[Given material]

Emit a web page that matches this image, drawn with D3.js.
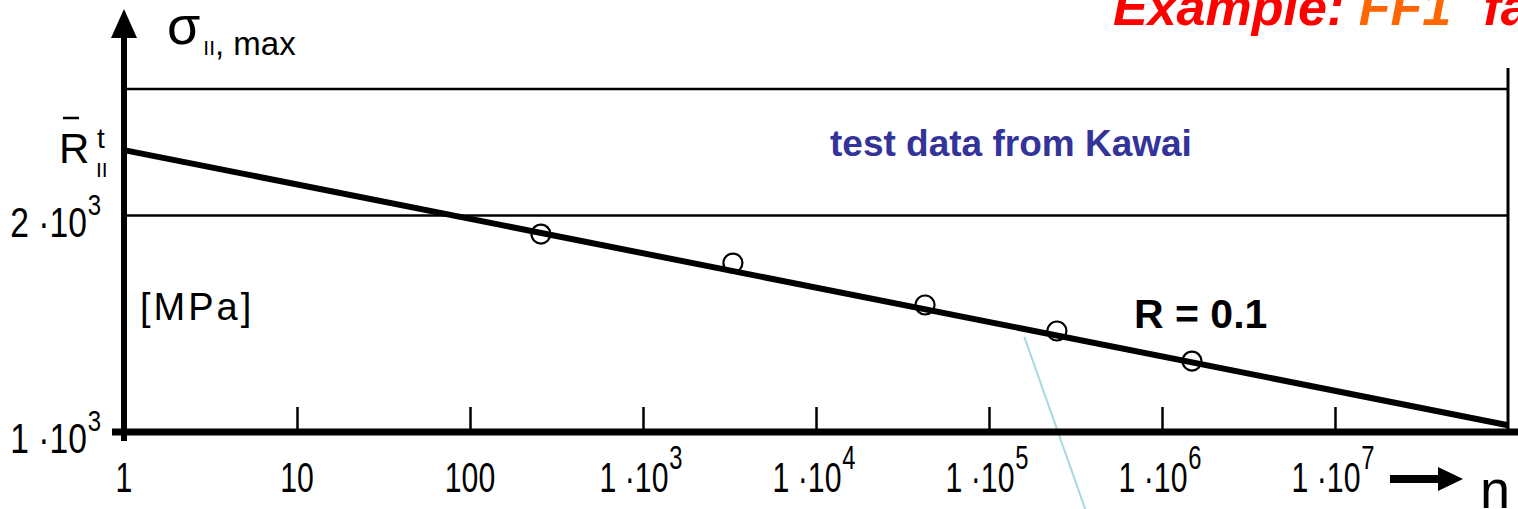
<!DOCTYPE html>
<html><head><meta charset="utf-8">
<script src="https://cdn.jsdelivr.net/npm/d3@7"></script>
<style>body{margin:0;background:#fff;overflow:hidden} svg{display:block}</style>
</head><body><svg id="c" width="1518" height="509"></svg>
<script>
// Data
const cycles = [257, 3310, 42700, 247000, 1.49e6];
const stress = [1885, 1718, 1502, 1382, 1255];
const fitN = [1, 1e8];
const fitS = [2467, 1022];
const xTicks = [1, 10, 100, 1e3, 1e4, 1e5, 1e6, 1e7];
const xTickLabels = ["1", "10", "100", "1 ·10^3", "1 ·10^4", "1 ·10^5", "1 ·10^6", "1 ·10^7"];
const yTicks = [1000, 2000];
const yTickLabels = ["1 ·10^3", "2 ·10^3"];
const gridS = [2000, 3000];
const leaderN = [1.6e5, 3.6e5];
const leaderS = [1356, 781];

const svg = d3.select("#c");
const W = 1518, H = 509;
const x = d3.scaleLog().domain([1, 1e8]).range([124, 1508]);
const y = d3.scaleLog().domain([1000, 3000]).range([432, 89]);
const sans = "'Liberation Sans',Arial,sans-serif";
const SX = 0.72; // horizontal squeeze for the narrow tick-label font

// grid lines
svg.append("g").selectAll("line").data(gridS).join("line")
  .attr("x1", x(1)).attr("x2", x(1e8))
  .attr("y1", d => y(d)).attr("y2", d => y(d))
  .attr("stroke", "#000").attr("stroke-width", 2.5);
// right border
svg.append("line").attr("x1", x(1e8)).attr("x2", x(1e8))
  .attr("y1", y(3000) - 21).attr("y2", y(1000))
  .attr("stroke", "#000").attr("stroke-width", 3);

// leader line
svg.append("line")
  .attr("x1", x(leaderN[0])).attr("y1", y(leaderS[0]))
  .attr("x2", x(leaderN[1])).attr("y2", y(leaderS[1]))
  .attr("stroke", "#a9d9dc").attr("stroke-width", 2);

// circles
svg.append("g").selectAll("circle").data(cycles).join("circle")
  .attr("cx", d => x(d)).attr("cy", (d, i) => y(stress[i])).attr("r", 9.5)
  .attr("fill", "none").attr("stroke", "#000").attr("stroke-width", 2.2);

// fit line
const line = d3.line().x(d => x(d[0])).y(d => y(d[1]));
svg.append("path").datum(fitN.map((n, i) => [n, fitS[i]]))
  .attr("d", line).attr("fill", "none").attr("stroke", "#000").attr("stroke-width", 6);

// x axis ticks
const xAxis = d3.axisBottom(x).tickValues(xTicks).tickSizeInner(-25).tickSizeOuter(0).tickFormat("");
svg.append("g").attr("transform", `translate(0,${y(1000)})`).call(xAxis)
  .call(g => g.select(".domain").remove())
  .call(g => g.selectAll(".tick line").attr("stroke", "#000").attr("stroke-width", 2.5));

// axis lines
svg.append("line").attr("x1", x(1) - 12).attr("x2", W)
  .attr("y1", y(1000)).attr("y2", y(1000)).attr("stroke", "#000").attr("stroke-width", 7);
svg.append("line").attr("x1", x(1)).attr("x2", x(1))
  .attr("y1", y(1000) + 9).attr("y2", 32).attr("stroke", "#000").attr("stroke-width", 6);
svg.append("path").attr("d", `M${x(1)},9 L${x(1) + 13},38 L${x(1) - 13},38 Z`).attr("fill", "#000");

// label helper with superscript
function sup(sel, str, supSize, supDy) {
  const [base, ex] = str.split("^");
  sel.append("tspan").text(base);
  if (ex) sel.append("tspan").attr("font-size", supSize).attr("dx", 1).attr("dy", supDy).text(ex);
}

// x tick labels
xTicks.forEach((t, i) => {
  const tx = svg.append("text")
    .attr("transform", `translate(${x(t) + (i >= 3 ? -2 : 0)},492) scale(${SX},1)`)
    .attr("text-anchor", "middle").attr("font-family", sans).attr("font-size", 42);
  sup(tx, xTickLabels[i], 33, -23);
});
// y tick labels
yTicks.forEach((t, i) => {
  const tx = svg.append("text")
    .attr("transform", `translate(101,${y(t) + 21}) scale(0.8,1)`)
    .attr("text-anchor", "end").attr("font-family", sans).attr("font-size", 42);
  sup(tx, yTickLabels[i], 30, -22);
});

// arrow -> n
svg.append("line").attr("x1", 1390).attr("x2", 1442).attr("y1", 479).attr("y2", 479)
  .attr("stroke", "#000").attr("stroke-width", 8);
svg.append("path").attr("d", "M1438,467 L1463,479 L1438,491 Z").attr("fill", "#000");
svg.append("text").attr("x", 1480).attr("y", 508).attr("font-family", sans)
  .attr("font-size", 54).text("n");

// y axis title sigma
const st = svg.append("text").attr("x", 167).attr("y", 44).attr("font-family", sans);
st.append("tspan").attr("font-size", 54).text("σ");
st.append("tspan").attr("font-size", 21).attr("dx", 3).attr("dy", 11).text("II");
st.append("tspan").attr("font-size", 33).text(", max");

// R bar t II
svg.append("text").attr("x", 59).attr("y", 163).attr("font-family", sans).attr("font-size", 42).text("R");
svg.append("line").attr("x1", 63).attr("x2", 79).attr("y1", 118).attr("y2", 118)
  .attr("stroke", "#000").attr("stroke-width", 2.5);
svg.append("text").attr("x", 97).attr("y", 148).attr("font-family", sans).attr("font-size", 28).text("t");
svg.append("text").attr("x", 96).attr("y", 177).attr("font-family", sans).attr("font-size", 21).text("II");

// [MPa]
svg.append("text").attr("x", 140).attr("y", 320).attr("font-family", sans)
  .attr("font-size", 38).attr("letter-spacing", 3).text("[MPa]");

// annotations
svg.append("text").attr("x", 830).attr("y", 156).attr("font-family", sans).attr("font-weight", "bold")
  .attr("font-size", 37).attr("fill", "#333399").text("test data from Kawai");
svg.append("text").attr("x", 1134).attr("y", 328).attr("font-family", sans).attr("font-weight", "bold")
  .attr("font-size", 41).attr("fill", "#000").text("R = 0.1");

// title
const tt = svg.append("text").attr("x", 1113).attr("y", 25).attr("font-family", sans)
  .attr("font-weight", "bold").attr("font-style", "italic").attr("font-size", 52);
tt.append("tspan").attr("fill", "#ff0000").text("Example: ");
tt.append("tspan").attr("fill", "#ff6600").text("FF1");
tt.append("tspan").attr("fill", "#ff0000").attr("dx", 18).text(" fatigue");
</script></body></html>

[What this task involves] Quote every line word for word and keep the images out of the copy.

[Response for this exercise]
Emit a web page that matches this image, drawn with D3.js.
<!DOCTYPE html>
<html><head><meta charset="utf-8">
<script src="https://cdn.jsdelivr.net/npm/d3@7"></script>
<style>body{margin:0;background:#fff;overflow:hidden} svg{display:block}</style>
</head><body><svg id="c" width="1518" height="509"></svg>
<script>
// Data
const cycles = [257, 3310, 42700, 247000, 1.49e6];
const stress = [1885, 1718, 1502, 1382, 1255];
const fitN = [1, 1e8];
const fitS = [2467, 1022];
const xTicks = [1, 10, 100, 1e3, 1e4, 1e5, 1e6, 1e7];
const xTickLabels = ["1", "10", "100", "1 ·10^3", "1 ·10^4", "1 ·10^5", "1 ·10^6", "1 ·10^7"];
const yTicks = [1000, 2000];
const yTickLabels = ["1 ·10^3", "2 ·10^3"];
const gridS = [2000, 3000];
const leaderN = [1.6e5, 3.6e5];
const leaderS = [1356, 781];

const svg = d3.select("#c");
const W = 1518, H = 509;
const x = d3.scaleLog().domain([1, 1e8]).range([124, 1508]);
const y = d3.scaleLog().domain([1000, 3000]).range([432, 89]);
const sans = "'Liberation Sans',Arial,sans-serif";
const SX = 0.72; // horizontal squeeze for the narrow tick-label font

// grid lines
svg.append("g").selectAll("line").data(gridS).join("line")
  .attr("x1", x(1)).attr("x2", x(1e8))
  .attr("y1", d => y(d)).attr("y2", d => y(d))
  .attr("stroke", "#000").attr("stroke-width", 2.5);
// right border
svg.append("line").attr("x1", x(1e8)).attr("x2", x(1e8))
  .attr("y1", y(3000) - 21).attr("y2", y(1000))
  .attr("stroke", "#000").attr("stroke-width", 3);

// leader line
svg.append("line")
  .attr("x1", x(leaderN[0])).attr("y1", y(leaderS[0]))
  .attr("x2", x(leaderN[1])).attr("y2", y(leaderS[1]))
  .attr("stroke", "#a9d9dc").attr("stroke-width", 2);

// circles
svg.append("g").selectAll("circle").data(cycles).join("circle")
  .attr("cx", d => x(d)).attr("cy", (d, i) => y(stress[i])).attr("r", 9.5)
  .attr("fill", "none").attr("stroke", "#000").attr("stroke-width", 2.2);

// fit line
const line = d3.line().x(d => x(d[0])).y(d => y(d[1]));
svg.append("path").datum(fitN.map((n, i) => [n, fitS[i]]))
  .attr("d", line).attr("fill", "none").attr("stroke", "#000").attr("stroke-width", 6);

// x axis ticks
const xAxis = d3.axisBottom(x).tickValues(xTicks).tickSizeInner(-25).tickSizeOuter(0).tickFormat("");
svg.append("g").attr("transform", `translate(0,${y(1000)})`).call(xAxis)
  .call(g => g.select(".domain").remove())
  .call(g => g.selectAll(".tick line").attr("stroke", "#000").attr("stroke-width", 2.5));

// axis lines
svg.append("line").attr("x1", x(1) - 12).attr("x2", W)
  .attr("y1", y(1000)).attr("y2", y(1000)).attr("stroke", "#000").attr("stroke-width", 7);
svg.append("line").attr("x1", x(1)).attr("x2", x(1))
  .attr("y1", y(1000) + 9).attr("y2", 32).attr("stroke", "#000").attr("stroke-width", 6);
svg.append("path").attr("d", `M${x(1)},9 L${x(1) + 13},38 L${x(1) - 13},38 Z`).attr("fill", "#000");

// label helper with superscript
function sup(sel, str, supSize, supDy) {
  const [base, ex] = str.split("^");
  sel.append("tspan").text(base);
  if (ex) sel.append("tspan").attr("font-size", supSize).attr("dx", 1).attr("dy", supDy).text(ex);
}

// x tick labels
xTicks.forEach((t, i) => {
  const tx = svg.append("text")
    .attr("transform", `translate(${x(t) + (i >= 3 ? -2 : 0)},492) scale(${SX},1)`)
    .attr("text-anchor", "middle").attr("font-family", sans).attr("font-size", 42);
  sup(tx, xTickLabels[i], 33, -23);
});
// y tick labels
yTicks.forEach((t, i) => {
  const tx = svg.append("text")
    .attr("transform", `translate(101,${y(t) + 21}) scale(0.8,1)`)
    .attr("text-anchor", "end").attr("font-family", sans).attr("font-size", 42);
  sup(tx, yTickLabels[i], 30, -22);
});

// arrow -> n
svg.append("line").attr("x1", 1390).attr("x2", 1442).attr("y1", 479).attr("y2", 479)
  .attr("stroke", "#000").attr("stroke-width", 8);
svg.append("path").attr("d", "M1438,467 L1463,479 L1438,491 Z").attr("fill", "#000");
svg.append("text").attr("x", 1480).attr("y", 508).attr("font-family", sans)
  .attr("font-size", 54).text("n");

// y axis title sigma
const st = svg.append("text").attr("x", 167).attr("y", 44).attr("font-family", sans);
st.append("tspan").attr("font-size", 54).text("σ");
st.append("tspan").attr("font-size", 21).attr("dx", 3).attr("dy", 11).text("II");
st.append("tspan").attr("font-size", 33).text(", max");

// R bar t II
svg.append("text").attr("x", 59).attr("y", 163).attr("font-family", sans).attr("font-size", 42).text("R");
svg.append("line").attr("x1", 63).attr("x2", 79).attr("y1", 118).attr("y2", 118)
  .attr("stroke", "#000").attr("stroke-width", 2.5);
svg.append("text").attr("x", 97).attr("y", 148).attr("font-family", sans).attr("font-size", 28).text("t");
svg.append("text").attr("x", 96).attr("y", 177).attr("font-family", sans).attr("font-size", 21).text("II");

// [MPa]
svg.append("text").attr("x", 140).attr("y", 320).attr("font-family", sans)
  .attr("font-size", 38).attr("letter-spacing", 3).text("[MPa]");

// annotations
svg.append("text").attr("x", 830).attr("y", 156).attr("font-family", sans).attr("font-weight", "bold")
  .attr("font-size", 37).attr("fill", "#333399").text("test data from Kawai");
svg.append("text").attr("x", 1134).attr("y", 328).attr("font-family", sans).attr("font-weight", "bold")
  .attr("font-size", 41).attr("fill", "#000").text("R = 0.1");

// title
const tt = svg.append("text").attr("x", 1113).attr("y", 25).attr("font-family", sans)
  .attr("font-weight", "bold").attr("font-style", "italic").attr("font-size", 52);
tt.append("tspan").attr("fill", "#ff0000").text("Example: ");
tt.append("tspan").attr("fill", "#ff6600").text("FF1");
tt.append("tspan").attr("fill", "#ff0000").attr("dx", 18).text(" fatigue");
</script></body></html>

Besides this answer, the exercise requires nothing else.